In der Aufführung ist immer ein Licht ganz nah bei ihr und begleitet sie über die Bühne. Einigen Menschen macht nicht nur die Dunkelheit zu schaffen, sondern auch ein zu helles Licht. Damit wird in der Aufführung gespielt, wenn das Publikum wie die Darstellerin direkt ins Licht schaut, aber geblendet wird.
Die Welt durch THESE EYES „sehen“
Um in ihre Weltwahrnehmung eintauchen zu können, gibt es vor Aufführungsbeginn die Möglichkeit an einer Haptic Access Tour teilzunehmen, bei der man die Bühne mit all ihren Requisiten bereits vorher tastend kennenlernen kann. Die dunkle Bühne ist zum Zuschauerraum nur durch ein Seil auf dem Boden abgegrenzt. Auf ihr befinden sich verschiedene Requisiten, wie eine Schreibmaschine, ein Aufnahmegerät, Tische und Stühle, eine Schale mit Apfelmus und etwas zum Trinken, eine Leiter, eine Maske, ein Seidenmantel, eine Decke und ein Ballettschuh. Wir laufen das schwarze Band ab und ertasten die Objekte mit geschlossenen Augen. Dies verdeutlicht uns, wie schwierig es ist, sich nur auf seine anderen Sinne zu verlassen.
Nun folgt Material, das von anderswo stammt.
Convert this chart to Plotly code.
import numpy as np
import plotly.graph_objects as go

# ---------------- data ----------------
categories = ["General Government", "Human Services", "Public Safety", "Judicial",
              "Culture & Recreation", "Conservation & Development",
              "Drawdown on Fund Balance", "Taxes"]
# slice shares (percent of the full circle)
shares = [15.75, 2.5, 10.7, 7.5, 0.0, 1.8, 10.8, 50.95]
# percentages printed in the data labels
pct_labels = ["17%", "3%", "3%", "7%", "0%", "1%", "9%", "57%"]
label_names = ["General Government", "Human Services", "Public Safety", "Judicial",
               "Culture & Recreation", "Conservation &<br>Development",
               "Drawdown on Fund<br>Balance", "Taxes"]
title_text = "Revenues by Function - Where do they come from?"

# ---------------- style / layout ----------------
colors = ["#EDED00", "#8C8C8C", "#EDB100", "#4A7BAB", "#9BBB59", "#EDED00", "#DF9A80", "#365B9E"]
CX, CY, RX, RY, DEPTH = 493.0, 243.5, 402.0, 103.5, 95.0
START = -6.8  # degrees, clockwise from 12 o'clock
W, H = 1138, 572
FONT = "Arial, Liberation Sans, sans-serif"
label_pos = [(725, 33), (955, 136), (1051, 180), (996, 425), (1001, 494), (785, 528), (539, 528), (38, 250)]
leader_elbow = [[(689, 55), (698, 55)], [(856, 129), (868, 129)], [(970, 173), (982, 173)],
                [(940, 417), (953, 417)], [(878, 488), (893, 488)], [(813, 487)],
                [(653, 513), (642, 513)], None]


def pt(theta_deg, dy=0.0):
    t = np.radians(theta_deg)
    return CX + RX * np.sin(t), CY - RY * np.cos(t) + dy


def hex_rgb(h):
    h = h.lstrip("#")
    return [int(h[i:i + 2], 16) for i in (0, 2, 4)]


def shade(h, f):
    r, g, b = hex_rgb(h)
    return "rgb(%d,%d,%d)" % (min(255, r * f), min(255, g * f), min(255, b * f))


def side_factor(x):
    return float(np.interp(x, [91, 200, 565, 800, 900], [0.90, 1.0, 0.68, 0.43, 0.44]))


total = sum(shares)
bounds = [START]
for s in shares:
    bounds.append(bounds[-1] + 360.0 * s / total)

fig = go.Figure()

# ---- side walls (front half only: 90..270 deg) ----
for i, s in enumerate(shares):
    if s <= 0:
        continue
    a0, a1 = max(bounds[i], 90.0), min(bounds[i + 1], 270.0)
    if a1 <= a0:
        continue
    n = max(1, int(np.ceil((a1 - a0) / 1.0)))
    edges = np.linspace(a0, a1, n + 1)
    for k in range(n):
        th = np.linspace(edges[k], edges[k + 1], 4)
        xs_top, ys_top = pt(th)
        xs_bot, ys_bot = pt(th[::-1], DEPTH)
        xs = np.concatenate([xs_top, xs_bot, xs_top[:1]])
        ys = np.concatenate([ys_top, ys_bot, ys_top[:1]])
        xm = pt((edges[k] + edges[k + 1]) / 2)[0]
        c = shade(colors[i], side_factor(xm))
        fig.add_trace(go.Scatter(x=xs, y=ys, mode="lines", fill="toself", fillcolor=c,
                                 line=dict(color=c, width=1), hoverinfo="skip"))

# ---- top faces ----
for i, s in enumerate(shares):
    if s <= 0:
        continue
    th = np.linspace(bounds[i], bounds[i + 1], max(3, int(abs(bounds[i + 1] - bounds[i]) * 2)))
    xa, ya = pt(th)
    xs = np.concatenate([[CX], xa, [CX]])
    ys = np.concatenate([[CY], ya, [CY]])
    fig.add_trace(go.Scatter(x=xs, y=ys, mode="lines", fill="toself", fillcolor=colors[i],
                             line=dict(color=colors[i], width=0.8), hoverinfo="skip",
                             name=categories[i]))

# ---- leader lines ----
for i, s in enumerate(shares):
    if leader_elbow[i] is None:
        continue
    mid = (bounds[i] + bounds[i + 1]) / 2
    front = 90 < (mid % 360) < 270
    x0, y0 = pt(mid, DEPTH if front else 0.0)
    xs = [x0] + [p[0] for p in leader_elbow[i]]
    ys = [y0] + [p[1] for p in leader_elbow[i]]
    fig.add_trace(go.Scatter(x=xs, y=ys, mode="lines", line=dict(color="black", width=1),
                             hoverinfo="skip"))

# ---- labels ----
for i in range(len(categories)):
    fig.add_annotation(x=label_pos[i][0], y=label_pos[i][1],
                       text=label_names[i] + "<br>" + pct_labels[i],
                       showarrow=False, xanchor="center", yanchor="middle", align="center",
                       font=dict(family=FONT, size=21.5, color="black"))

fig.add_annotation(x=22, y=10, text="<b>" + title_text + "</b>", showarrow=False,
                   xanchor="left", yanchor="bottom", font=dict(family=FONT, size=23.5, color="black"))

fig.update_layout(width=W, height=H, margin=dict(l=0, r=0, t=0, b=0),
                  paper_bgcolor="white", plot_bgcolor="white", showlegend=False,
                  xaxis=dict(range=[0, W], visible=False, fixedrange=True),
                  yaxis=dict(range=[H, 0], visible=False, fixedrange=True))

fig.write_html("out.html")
Unsere Bewegungen werden stockend, die Orientierung fällt uns schwer, die Gegenstände wirken durch das bloße Erfühlen fremd.
Ein weiterer Versuch der Inszenierung, Einfühlung zu ermöglichen, stellt die Audiodeskription dar. Über Kopfhörer wird das Geschehen auf der Bühne genau beschrieben, damit blinde und sehbehinderte Menschen die Vorgänge besser wahrnehmen können. Wenn wir die Augen schließen, müssen wir uns ebenfalls auf unser Gehör verlassen. Wir hören die Stimme der Schauspielerin und die auditiven Beschreibungen.
Distanz statt Nähe
Die Versuche, dem Publikum einen Einblick in Anna Sophie Lübecks Leben und ihre Weltwahrnehmungen zu geben, kommen an ihre Grenzen, da sehende Zuschauer:innen stets die Möglichkeit behalten, auch zu schauen. Obwohl wir die Augen während einer kurzen interaktiven Übung am Ende für kurze Zeit schließen sollten, half das – zumindest uns – nicht, uns in ihre Erfahrungswelt einzufühlen. Die Zusammenhänge zwischen den verschiedenen erzählten Lebensstationen blieben teils unverständlich, schafften eher Distanz als Nähe. Distanz wurde auch dadurch erzeugt, dass die Rolle des „jungen Mannes im Wrack“, der sie gelegentlich führt, hält, trägt oder auffängt über die Dauer der Aufführung nicht ganz klar wurde. Wer ist der Mann auf der Bühne? Spielt er Lübeck oder eine der anderen Figuren aus ihren Berichten und Erinnerungen? Er selbst bleibt stumm, assistiert und dient so als multiple Projektionsfläche für ihre Geschichten.
Der Abend lässt viel Freiraum für Interpretationen und einige Fragen bleiben offen. Anna Sophie Lübeck begleitet uns in eine Dunkelheit und lässt uns dort fragend zurück. Sind wir es nicht – als sehende Personen in der Gesellschaft –, die im Alltag Barrieren aufbauen und sie stehen lassen? Auch wenn Anna Sophie Lübeck nicht sehen kann, scheint ihre Wahrnehmung der Welt breitgefächerter als die manch anderer. Wir haben vielleicht unsere Augen zum Sehen, doch sie zeigt uns ihren Blick auf die Welt und damit Facetten, die uns sonst verborgen bleiben.